The European Union’s plan to phase out Russian gas by 2027 hinged on traceability, and that may be its weakest point, experts and officials told Brussels Signal.
The roadmap unveiled on May 6 banned both “spot” and “long-term” Russian gas imports, including a prohibition on signing new contracts.
Its enforcement, though, depended on the ability to trace the origin of the gas, and both market actors and some national governments could obstruct that effort, observers said.
“The roadmap lays out plans to ban any long-term contracts being signed as well as imports under current spot or long-term deals,” Aura Sabadus, an energy expert at the London-based commodity market specialists ICIS, told Brussels Signal on May 7.
“However, the biggest question is how they will be enforcing it.” Companies have been “very creative in finding ways to hide the origin of the gas”, she said, referring to practices such as rebranding Russian product or blending it with other sources in large portfolios.
Sabadus noted that many of the firms still taking Russian gas — or facilitating its transit — operated in member states with Kremlin-friendly governments. “Will these governments be keen to comply and enforce EU rules that might damage Russian interests?” she said.
A spokesperson for the president of Belgian political party Les Engagés, Yvan Verougstraete, an MEP closely involved in energy sanctions discussions, called for full backing from all member states.
“Although these measures are formally adopted by qualified majority under Article 215 of the TFEU [Treaty on the Functioning of the European Union], in practice, unanimity sends a stronger political signal,” the spokesperson confirmed on May 7.
“More specifically, Hungary, Slovakia and the Czech Republic have expressed reservations due to their heavy dependence on Russian oil transported by pipeline,” he told Brussels Signal.
In the 2022 oil embargo, both countries, along with the Czech Republic, secured pipeline exemptions after weeks of negotiations. “Their position revealed the complexity of EU energy decisions, which must reconcile different national dependencies to maintain unity,” the spokesperson added.
In a speech unveiling the new roadmap, European Commissioner for Energy and Housing Dan Jørgensen said the bloc had made major progress since 2022.
Russian coal has already been phased out, oil imports dropped from 26 per cent to 3 per cent and gas dependency from 45 per cent to 14 per cent, he said.
Still, the EC has confirmed the EU still paid €23 billion for Russian gas in 2024. “This has to stop,” Jørgensen said.
To address enforcement concerns, the EC said it wanted to boost transparency on gas import contracts and increase reporting obligations for companies.
Sabadus warned, though, that “as long as there’s a commercial incentive and no credible tracking mechanism, traceability will remain a grey zone”.
Eurostat data released on May 6 and 7 showed Russian gas deliveries to the EU fell by 84 per cent between 2021 and 2024 but Russia remained the EU’s third-largest supplier in the first quarter of 2025, after the US and Norway.

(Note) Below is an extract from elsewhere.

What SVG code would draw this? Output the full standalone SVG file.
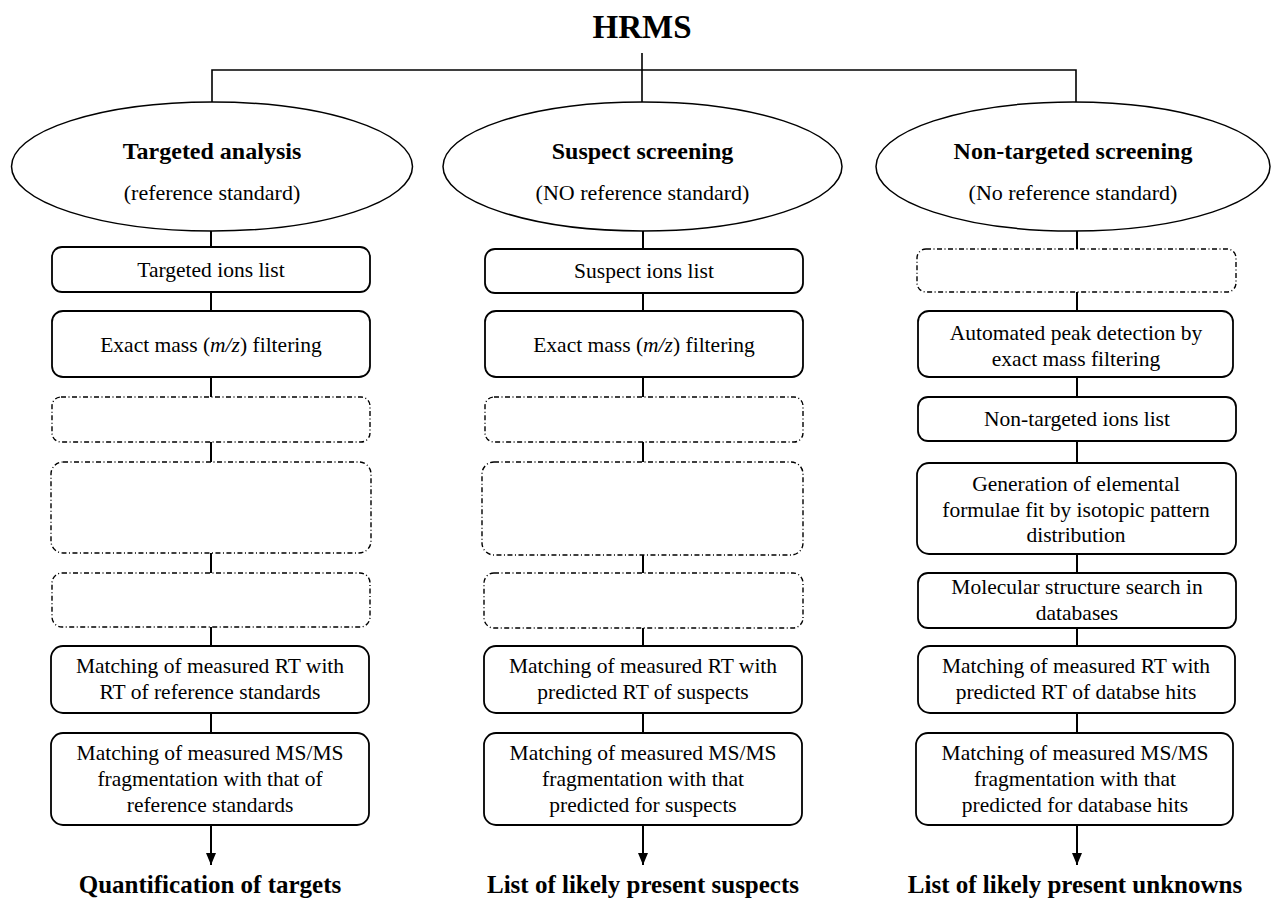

According to the data, pipeline imports were replaced mainly by LNG, including re-exports of Russian the gas from third countries.
In 2024, the EU imported 40.5 million tonnes of LNG, mainly from the US (22.3 million tonnes), followed by Russia (6.6 million tonnes), Qatar (5.8 million tonnes) and Algeria (2.5 million tonnes)
“More LNG supply is expected to come online from the US, Qatar and Africa,” Sabadus continued, “which may ease price volatility and reduce Europe’s exposure to geopolitical disruptions.”
She warned, though, that prices would remain sensitive “as the global geopolitical scene itself is becoming more volatile”.
The EU’s RePowerEU roadmap outlined a gradual transition away from Russian supply to mitigate economic disruptions in more exposed member states.
Yet, as Verougstraete’s spokesperson pointed out: “Resistance doesn’t have to be formal. It can come through weak enforcement or lack of political will.”